What feels like 15 years ago, in May 2020, Paul was deployed to Afghanistan and I started reading the book Come As You Are by Emily Nagoski. I have a vivid memory of listening to the audiobook while I packed Get To Work Book orders in my garage after my kids went to bed. During one chapter, Nagoski talked about “stress loops.” I stood completely still as her words clicked for me. That chapter of her book changed my life.
I have thought about stress loops every single day for the past six years and have talked about them almost as often. (If you’ve followed my work, you’ve heard me; I have a saved Instagram story that’s been up for ages.) But since “saved Instagram story” isn’t the best record, today I want to share more about what stress loops are, how I work to close them and what they mean for me and my family.

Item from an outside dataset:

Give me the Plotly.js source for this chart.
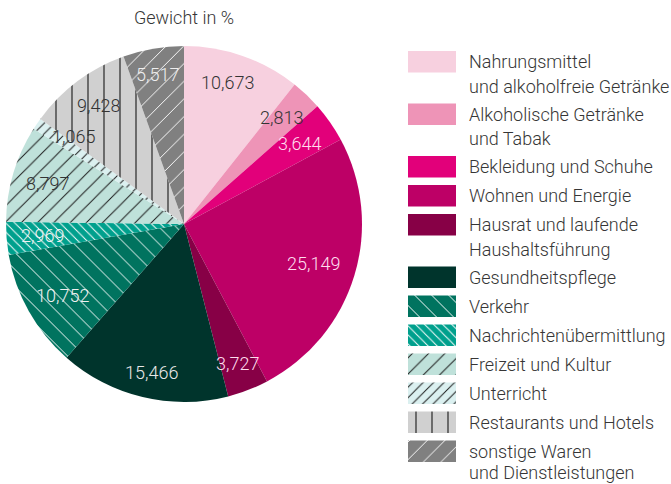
<!DOCTYPE html>
<html><head><meta charset="utf-8">
<script src="https://cdn.plot.ly/plotly-3.0.1.min.js"></script>
<style>html,body{margin:0;padding:0;background:#fff}</style>
</head><body><div id="chart" style="width:671px;height:484px"></div>
<script>
// ---- data ----
const categories = ["Nahrungsmittel und alkoholfreie Getränke","Alkoholische Getränke und Tabak","Bekleidung und Schuhe","Wohnen und Energie","Hausrat und laufende Haushaltsführung","Gesundheitspflege","Verkehr","Nachrichtenübermittlung","Freizeit und Kultur","Unterricht","Restaurants und Hotels","sonstige Waren und Dienstleistungen"];
const legendLines = [["Nahrungsmittel","und alkoholfreie Getränke"],["Alkoholische Getränke","und Tabak"],["Bekleidung und Schuhe"],["Wohnen und Energie"],["Hausrat und laufende","Haushaltsführung"],["Gesundheitspflege"],["Verkehr"],["Nachrichtenübermittlung"],["Freizeit und Kultur"],["Unterricht"],["Restaurants und Hotels"],["sonstige Waren","und Dienstleistungen"]];
const values = [10.673, 2.813, 3.644, 25.149, 3.727, 15.466, 10.752, 2.969, 8.797, 1.065, 9.428, 5.517];
const valueLabels = ["10,673","2,813","3,644","25,149","3,727","15,466","10,752","2,969","8,797","1,065","9,428","5,517"];
const titleText = "Gewicht in %";

// ---- styles ----
const colors = ["#f7d0df","#ee94b7","#e2007a","#bd0066","#870046","#00342c","#00735f","#00a08d","#bfe1da","#dbf0f0","#d0d0d0","#808080"];
const patternShapes = ["","","","","","","\\","\\","/","/","|","/"];
const patternFg = ["#fff","#fff","#fff","#fff","#fff","#fff","#ffffff","#ffffff","#1a1a1a","#1a1a1a","#1a1a1a","#ffffff"];
const patternSizes = [8,8,8,8,8,8,12,6.4,11.5,7.4,16,12.5];
const patternSolid = [0.1,0.1,0.1,0.1,0.1,0.1,0.08,0.15,0.085,0.13,0.07,0.075];
const labelColors = ["#333","#333","#fde","#fde","#fde","#e8e8e8","#f0f0f0","#f0f0f0","#333","#333","#333","#eee"];
const labelRadius = [0.83,0.81,0.79,0.76,0.84,0.853,0.79,0.80,0.80,0.79,0.82,0.85];
const labelAngleShift = [-2,-1,0,0,0,-1,-1,0,0,4,1,0];

const W = 671, H = 484;
const cx = 184, cy = 224, R = 178;
const font = {family: "Roboto, 'Open Sans', sans-serif", weight: 300};

const pie = {
  type: 'pie', values: values, labels: categories, sort: false, direction: 'clockwise', rotation: 0,
  textinfo: 'none', hoverinfo: 'skip',
  domain: {x: [(cx - R)/W, (cx + R)/W], y: [1 - (cy + R)/H, 1 - (cy - R)/H]},
  marker: {colors: colors, line: {width: 0},
    pattern: {shape: patternShapes, fgcolor: patternFg, bgcolor: colors, size: patternSizes, solidity: patternSolid, fillmode: 'replace'}}
};

// legend rows
const rowTop0 = 51, pitch = 29, extra = 23.5, swH = 21.5, lineGap = 24.5;
const rowCenters = [];
let t = rowTop0;
legendLines.forEach(lines => { rowCenters.push(t + swH/2); t += pitch + (lines.length - 1)*extra; });

const legendTraces = categories.map((c, i) => {
  const m = {color: colors[i], line: {width: 0}};
  if (patternShapes[i]) m.pattern = {shape: patternShapes[i], fgcolor: patternFg[i], bgcolor: colors[i], size: patternSizes[i], solidity: patternSolid[i], fillmode: 'replace'};
  return {type: 'bar', orientation: 'h', x: [1], y: [rowCenters[i]], width: swH, name: c,
    xaxis: 'x', yaxis: 'y', hoverinfo: 'skip', marker: m};
});

const annotations = [];
let cum = 0;
const total = values.reduce((a,b)=>a+b,0);
values.forEach((v,i) => {
  const mid = (cum + v/2)/total * 2*Math.PI + labelAngleShift[i]*Math.PI/180; cum += v;
  const r = labelRadius[i]*R;
  annotations.push({xref:'paper', yref:'paper', x:(cx + r*Math.sin(mid))/W, y:1 - (cy - r*Math.cos(mid))/H,
    text: valueLabels[i], showarrow:false, xanchor:'center', yanchor:'middle',
    font: Object.assign({size:18, color: labelColors[i]}, font)});
});
legendLines.forEach((lines,i) => {
  lines.forEach((ln,j) => {
    const yc = Math.min(rowCenters[i] + j*lineGap, H - 12);
    annotations.push({xref:'paper', yref:'paper', x:467/W, y:1 - yc/H,
      text: ln, showarrow:false, xanchor:'left', yanchor:'middle',
      font: Object.assign({size:18, color:'#363636'}, font)});
  });
});

const layout = {
  width: W, height: H, margin: {l:0, r:0, t:0, b:0}, barmode: 'overlay',
  paper_bgcolor: '#fff', plot_bgcolor: 'rgba(0,0,0,0)', showlegend: false,
  title: {text: titleText, x: cx/W, y: 1 - 18/H, xanchor:'center', yanchor:'middle', xref:'paper', yref:'paper',
    font: Object.assign({size:18, color:'#363636'}, font)},
  xaxis: {domain: [408/W, 456/W], range: [0,1], visible: false, fixedrange: true},
  yaxis: {domain: [0,1], range: [H, 0], visible: false, fixedrange: true},
  annotations: annotations
};

Plotly.newPlot('chart', [pie].concat(legendTraces), layout, {displayModeBar: false, staticPlot: true});
</script></body></html>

Come As You Are is a book about sex. It was good. I’m glad I read it. My main takeaway though was about managing stress. Nagoski writes about how we all have big and small stressors in our lives and how, since the beginning of time, we have gone through stressful situations. She gives an example from tens of thousands of years ago: Imagine an early human is out hunting or gathering. They come across a major predator and have to run for their life. They escape and go get others from their community to help hunt the animal. After days of hunting, the group gets the predator and brings it back to feed their families. There a big celebration where the meat is eaten.
In that story, the stressful situation ended when the predator was killed and there was no longer a risk to the community. But Nagoski goes on to write that the stress loop wasn’t yet closed.
It wasn’t until the hunters returned and the group gathered together to cook and eat the animal that they could finally rest. Getting the animal ended the stressor. Sitting down for a meal closed the stress loop. They needed the closure to tell their adrenaline-filled bodies and brains “You’re okay. You’re safe now.”

While generally less life-threatening, 20,000 years later we continue to go through stressful situations. And just like it was for the early humans, it’s not necessarily the “ending” of the stressful situation that makes us feel better. It’s the rituals we preform after the stressful situation that reset our bodies and brains. It is only after we take the time to close the stress loop that we can move on to the next thing.